A. Repeat AFP in 3 months before acting
B. Percutaneous liver biopsy to confirm the diagnosis histologically
C. Diagnose HCC without biopsy and refer for hepatology/surgical assessment for treatment
D. Start empirical antiviral therapy and reassess in 6 months
Reveal Answer
Answer: C. Diagnose HCC without biopsy and refer for hepatology/surgical assessment for treatment
According to AASLD and EASL guidelines, hepatocellular carcinoma (HCC) can be diagnosed without histological confirmation in cirrhotic patients when a hepatic nodule ≥1 cm demonstrates the hallmark vascular pattern on contrast CT or MRI: arterial phase enhancement (HCC is hypervascular, deriving from the hepatic artery) followed by portal venous washout.
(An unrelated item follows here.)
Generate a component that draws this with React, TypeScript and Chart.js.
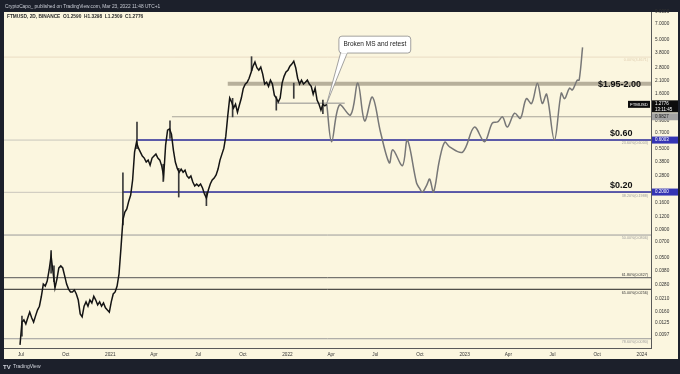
import React, { useEffect, useRef } from "react";
import { Chart, registerables } from "chart.js";

Chart.register(...registerables);

const FONT = "'Liberation Sans', Arial, sans-serif";
const DARK = "#1c202b";
const CREAM = "#fbf6df";

// ---- Price history (FTMUSD, 2D Binance) : closes sampled every 4 days, days since 2020-01-01
const priceStartDay = 180; // 2020-06-29
const priceStepDays = 4;
const priceCloses = [
  0.0079, 0.0128, 0.0134, 0.0123, 0.014, 0.0158, 0.014, 0.0128, 0.0146, 0.0165,
  0.0179, 0.0221, 0.0286, 0.0274, 0.0305, 0.0385, 0.0519, 0.0369, 0.0263, 0.0318,
  0.0402, 0.042, 0.0402, 0.034, 0.0286, 0.0257, 0.0242, 0.0242, 0.0252, 0.0232,
  0.0204, 0.0152, 0.0143, 0.0179, 0.0196, 0.0179, 0.0204, 0.0192, 0.0221, 0.0204,
  0.0184, 0.0196, 0.0179, 0.0192, 0.0173, 0.0165, 0.0158, 0.0196, 0.0232, 0.0242,
  0.0274, 0.0355, 0.0614, 0.111, 0.131, 0.14, 0.165, 0.188, 0.258, 0.465,
  0.574, 0.506, 0.465, 0.428, 0.41, 0.377, 0.393, 0.353, 0.41, 0.428,
  0.446, 0.41, 0.393, 0.346, 0.281, 0.54, 0.74, 0.76, 0.68, 0.486,
  0.377, 0.33, 0.304, 0.325, 0.304, 0.318, 0.281, 0.269, 0.281, 0.247,
  0.227, 0.237, 0.227, 0.237, 0.218, 0.192, 0.176, 0.209, 0.237, 0.258,
  0.269, 0.287, 0.325, 0.393, 0.446, 0.506, 0.652, 1.0, 1.46, 1.34,
  1.18, 1.28, 1.08, 1.26, 1.46, 1.79, 1.96, 2.04, 2.22, 2.51,
  2.86, 3.12, 2.77, 2.63, 2.81, 2.42, 1.96, 2.04, 1.87, 2.13,
  1.96, 1.55, 1.46, 1.34, 1.46, 2.0, 2.31, 2.53, 2.63, 2.86,
  2.99, 3.18, 2.77, 2.22, 1.96, 2.13, 1.96, 2.04, 2.13, 1.96,
  1.87, 1.58, 1.8, 1.4, 1.28, 1.13, 1.28, 1.24, 1.2776,
];

// ---- Notable candle wicks (day, low, high)
const wickDays = [184, 244, 250, 392, 421, 475, 489, 507, 564, 618, 657, 708, 744, 804];
const wickLows = [0.0095, 0.036, 0.03, 0.1, 0.5, 0.25, 0.62, 0.18, 0.15, 0.98, 2.6, 1.13, 1.45, 1.05];
const wickHighs = [0.0145, 0.058, 0.042, 0.3, 0.88, 0.36, 0.9, 0.33, 0.2, 1.45, 3.5, 1.5, 2.0, 1.4];

// ---- Projected path (drawn idea)
const projDays = [
  812, 822, 838, 861, 876, 890, 906, 923, 941, 948,
  968, 978, 997, 1003, 1009, 1018, 1024, 1032, 1044, 1055,
  1065, 1092, 1116, 1137, 1153, 1164, 1174, 1184, 1199, 1211,
  1223, 1234, 1246, 1256, 1265, 1281, 1295, 1302, 1312, 1318,
  1328, 1332, 1339,
];
const projPrices = [
  1.2776, 0.58, 1.26, 1.02, 2.0, 0.9, 1.49, 0.7, 0.37, 0.49,
  0.35, 0.6, 0.242, 0.217, 0.2, 0.232, 0.263, 0.2, 0.39, 0.575,
  0.52, 0.466, 0.79, 0.58, 0.86, 0.88, 0.98, 0.79, 1.06, 0.95,
  1.44, 1.3, 2.0, 1.3, 1.58, 0.6, 1.62, 1.44, 1.8, 1.73,
  2.13, 2.13, 4.26,
];

// ---- Axes
const xTickDays = [182, 274, 366, 456, 547, 639, 731, 821, 912, 1004, 1096, 1186, 1277, 1369, 1461];
const xTickLabels = ["Jul", "Oct", "2021", "Apr", "Jul", "Oct", "2022", "Apr", "Jul", "Oct", "2023", "Apr", "Jul", "Oct", "2024"];
const yTickValues = [9, 7, 5, 3.8, 2.8, 2.1, 1.6, 0.9, 0.7, 0.5, 0.38, 0.28, 0.16, 0.12, 0.09, 0.07, 0.05, 0.038, 0.028, 0.021, 0.016, 0.0125, 0.0097];

// ---- Fibonacci retracement levels
const fibValues = [3.4671, 0.6003, 0.1988, 0.0806, 0.0327, 0.0256, 0.009];
const fibLabels = ["0.00%(3.4671)", "23.60%(0.6003)", "38.20%(0.1988)", "50.00%(0.0806)", "61.80%(0.0327)", "65.00%(0.0256)", "78.60%(0.0090)"];
const fibColors = ["#eadcc4", "#c9c6bc", "#c9c6bc", "#9a9a9a", "#555555", "#222222", "#9a9a9a"];

// ---- Horizontal levels (value, start day)
const bluePrices = [0.6003, 0.2];
const blueStartDays = [421, 392];
const supportPrice = 0.9827;
const supportStartDay = 493;
const bandPrice = 1.975;
const bandStartDay = 608;
const msPrice = 1.31;
const msStartDay = 709;
const msEndDay = 849;

const zoneLabels = ["$1.95-2.00", "$0.60", "$0.20"];
const zonePrices = [1.975, 0.6003, 0.2];

const headerText = "CryptoCapo_ published on TradingView.com, Mar 23, 2022 11:48 UTC+1";
const infoText = "FTMUSD, 2D, BINANCE  O1.2590  H1.3298  L1.2509  C1.2776";
const lastPrice = 1.2776;
const calloutText = "Broken MS and retest";

const X_MIN = 147;
const X_MAX = 1480;

export default function App() {
  const ref = useRef<HTMLCanvasElement>(null);

  useEffect(() => {
    const canvas = ref.current!;
    const priceData = priceCloses.map((v, i) => ({ x: priceStartDay + i * priceStepDays, y: v }));
    const projData = projDays.map((d, i) => ({ x: d, y: projPrices[i] }));
    const wickData = wickDays.map((d, i) => ({ x: d, y: [wickLows[i], wickHighs[i]] }));
    const seg = (from: number, to: number, v: number, color: string, width: number) => ({
      type: "line" as const,
      data: [{ x: from, y: v }, { x: to, y: v }],
      borderColor: color,
      borderWidth: width,
      pointRadius: 0,
      tension: 0,
    });

    const datasets: any[] = [
      { type: "line", data: priceData, borderColor: "#141414", borderWidth: 1.5, pointRadius: 0, tension: 0 },
      { type: "bar", data: wickData, backgroundColor: "#3a3a3a", borderWidth: 0, barThickness: 1, grouped: false },
      { type: "line", data: projData, borderColor: "#777777", borderWidth: 1.5, pointRadius: 0, tension: 0.35 },
      seg(msStartDay, msEndDay, msPrice, "#8d8d8d", 1),
      seg(bandStartDay, X_MAX, bandPrice, "rgba(160,152,132,0.75)", 4),
      seg(supportStartDay, X_MAX, supportPrice, "#a9a49a", 1),
      ...bluePrices.map((p, i) => seg(blueStartDays[i], X_MAX, p, "#2f2f9c", 1.4)),
      ...fibValues.map((p, i) => seg(X_MIN, X_MAX, p, fibColors[i], 1)),
    ];

    const decor = {
      id: "decor",
      beforeDraw(chart: any) {
        const { ctx, width, height } = chart;
        ctx.save();
        ctx.fillStyle = DARK;
        ctx.fillRect(0, 0, width, height);
        ctx.fillStyle = CREAM;
        ctx.fillRect(4, 12, width - 6, 347);
        ctx.fillStyle = "#c8cbd4";
        ctx.font = `4.8px ${FONT}`;
        ctx.textBaseline = "middle";
        ctx.textAlign = "left";
        ctx.fillText(headerText, 5, 6.5);
        ctx.fillStyle = "#d1d4dc";
        ctx.font = `bold 6px ${FONT}`;
        ctx.fillText("TV", 3, 367);
        ctx.font = `5px ${FONT}`;
        ctx.fillText("TradingView", 13, 367);
        ctx.restore();
      },
      afterDraw(chart: any) {
        const { ctx, chartArea } = chart;
        const xs = chart.scales.x;
        const ys = chart.scales.y;
        ctx.save();
        ctx.fillStyle = "#2a2a2a";
        ctx.font = `bold 4.8px ${FONT}`;
        ctx.textAlign = "left";
        ctx.textBaseline = "middle";
        ctx.fillText(infoText, chartArea.left + 3, chartArea.top + 5);

        ctx.font = `3.7px ${FONT}`;
        ctx.textAlign = "right";
        fibValues.forEach((v, i) => {
          const y = ys.getPixelForValue(v);
          ctx.fillStyle = i === 0 ? "#e0cfb2" : i === 4 || i === 5 ? "#333" : "#9c9c9c";
          if (i === 4) {
            ctx.textBaseline = "bottom";
            ctx.fillText(fibLabels[i], chartArea.right - 3, y - 1);
          } else {
            ctx.textBaseline = "top";
            ctx.fillText(fibLabels[i], chartArea.right - 3, y + 1.5);
          }
        });

        ctx.fillStyle = "#111";
        ctx.font = `bold 9px ${FONT}`;
        ctx.textAlign = "left";
        zoneLabels.forEach((t, i) => {
          const y = ys.getPixelForValue(zonePrices[i]);
          const xx = i === 0 ? chartArea.right - 53 : chartArea.right - 41;
          ctx.textBaseline = i === 0 ? "middle" : "bottom";
          ctx.fillText(t, xx, i === 0 ? y + 1 : y - 2);
        });

        const tipX = xs.getPixelForValue(812);
        const tipY = ys.getPixelForValue(1.3);
        const bx0 = xs.getPixelForValue(837);
        const bx1 = xs.getPixelForValue(985);
        const by0 = ys.getPixelForValue(5.4);
        const by1 = ys.getPixelForValue(3.78);
        const t0 = xs.getPixelForValue(841);
        const t1 = xs.getPixelForValue(855);
        ctx.fillStyle = "#ffffff";
        ctx.strokeStyle = "#8c8c8c";
        ctx.lineWidth = 0.8;
        ctx.beginPath();
        ctx.moveTo(t0, by1 - 1);
        ctx.lineTo(tipX, tipY);
        ctx.lineTo(t1, by1 - 1);
        ctx.closePath();
        ctx.fill();
        ctx.stroke();
        ctx.beginPath();
        (ctx as any).roundRect(bx0, by0, bx1 - bx0, by1 - by0, 3);
        ctx.fill();
        ctx.stroke();
        ctx.fillStyle = "#fff";
        ctx.fillRect(t0 + 0.5, by1 - 1.5, t1 - t0 - 1, 2);
        ctx.fillStyle = "#222";
        ctx.font = `6.5px ${FONT}`;
        ctx.textAlign = "center";
        ctx.textBaseline = "middle";
        ctx.fillText(calloutText, (bx0 + bx1) / 2, (by0 + by1) / 2);

        const ax0 = chartArea.right + 1;
        const aw = chart.width - 2 - ax0;
        ctx.font = `4.5px ${FONT}`;
        ctx.textAlign = "left";
        ctx.textBaseline = "middle";
        const box = (v: number, bg: string, fg: string) => {
          const y = ys.getPixelForValue(v);
          ctx.fillStyle = bg;
          ctx.fillRect(ax0, y - 3.5, aw, 7);
          ctx.fillStyle = fg;
          ctx.fillText(v.toFixed(4), ax0 + 3, y);
        };
        box(0.9827, "#a3a3a3", "#222");
        box(0.6003, "#3434b4", "#fff");
        box(0.2, "#3434b4", "#fff");
        const ly = ys.getPixelForValue(lastPrice);
        ctx.fillStyle = "#0d0d0d";
        ctx.fillRect(ax0, ly - 4, aw, 12);
        ctx.fillStyle = "#fff";
        ctx.fillText(lastPrice.toFixed(4), ax0 + 3, ly - 0.5);
        ctx.fillText("13:11:45", ax0 + 3, ly + 5);
        ctx.fillStyle = "#0d0d0d";
        ctx.fillRect(chartArea.right - 23, ly - 3.5, 22, 7);
        ctx.fillStyle = "#fff";
        ctx.font = `4.3px ${FONT}`;
        ctx.textAlign = "center";
        ctx.fillText("FTMUSD", chartArea.right - 12, ly);
        ctx.restore();
      },
    };

    const chart = new Chart(canvas, {
      type: "line",
      data: { datasets },
      options: {
        animation: false,
        responsive: false,
        devicePixelRatio: 1,
        layout: { padding: { top: 12, left: 4, right: 2, bottom: 15 } },
        plugins: { legend: { display: false }, tooltip: { enabled: false } },
        scales: {
          x: {
            type: "linear",
            min: X_MIN,
            max: X_MAX,
            offset: false,
            grid: { display: false, drawTicks: false, offset: false },
            border: { display: true, color: "#5a5a5a", width: 1 },
            ticks: {
              font: { size: 4.7, family: FONT },
              color: "#333",
              padding: 4,
              autoSkip: false,
              maxRotation: 0,
              callback: (v: any) => {
                const i = xTickDays.indexOf(Number(v));
                return i >= 0 ? xTickLabels[i] : "";
              },
            },
            afterBuildTicks: (s: any) => {
              s.ticks = xTickDays.map((v) => ({ value: v }));
            },
            afterFit: (s: any) => {
              s.height = 11;
              s.paddingLeft = 0;
              s.paddingRight = 0;
            },
          },
          y: {
            type: "logarithmic",
            position: "right",
            min: 0.0074,
            max: 9,
            grid: { display: false, drawTicks: false },
            border: { display: true, color: "#5a5a5a", width: 1 },
            ticks: {
              font: { size: 4.7, family: FONT },
              color: "#333",
              padding: 4,
              autoSkip: false,
              callback: (v: any) => Number(v).toFixed(4),
            },
            afterBuildTicks: (s: any) => {
              s.ticks = yTickValues.map((v) => ({ value: v }));
            },
            afterFit: (s: any) => {
              s.width = 27;
              s.paddingTop = 0;
              s.paddingBottom = 0;
            },
          },
        },
      },
      plugins: [decor],
    } as any);

    return () => chart.destroy();
  }, []);

  return (
    <div style={{ position: "fixed", left: 0, top: 0, width: 680, height: 374, background: DARK }}>
      <canvas ref={ref} width={680} height={374} style={{ display: "block", width: 680, height: 374 }} />
    </div>
  );
}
This radiological diagnosis is accepted because the combination of cirrhosis + typical vascular pattern has a specificity >90% for HCC, and biopsy in this setting carries risks of tumour seeding and sampling error. The AFP >400 ng/mL further strengthens the diagnosis. Biopsy is reserved for atypical radiological presentations. Antiviral therapy does not treat established HCC.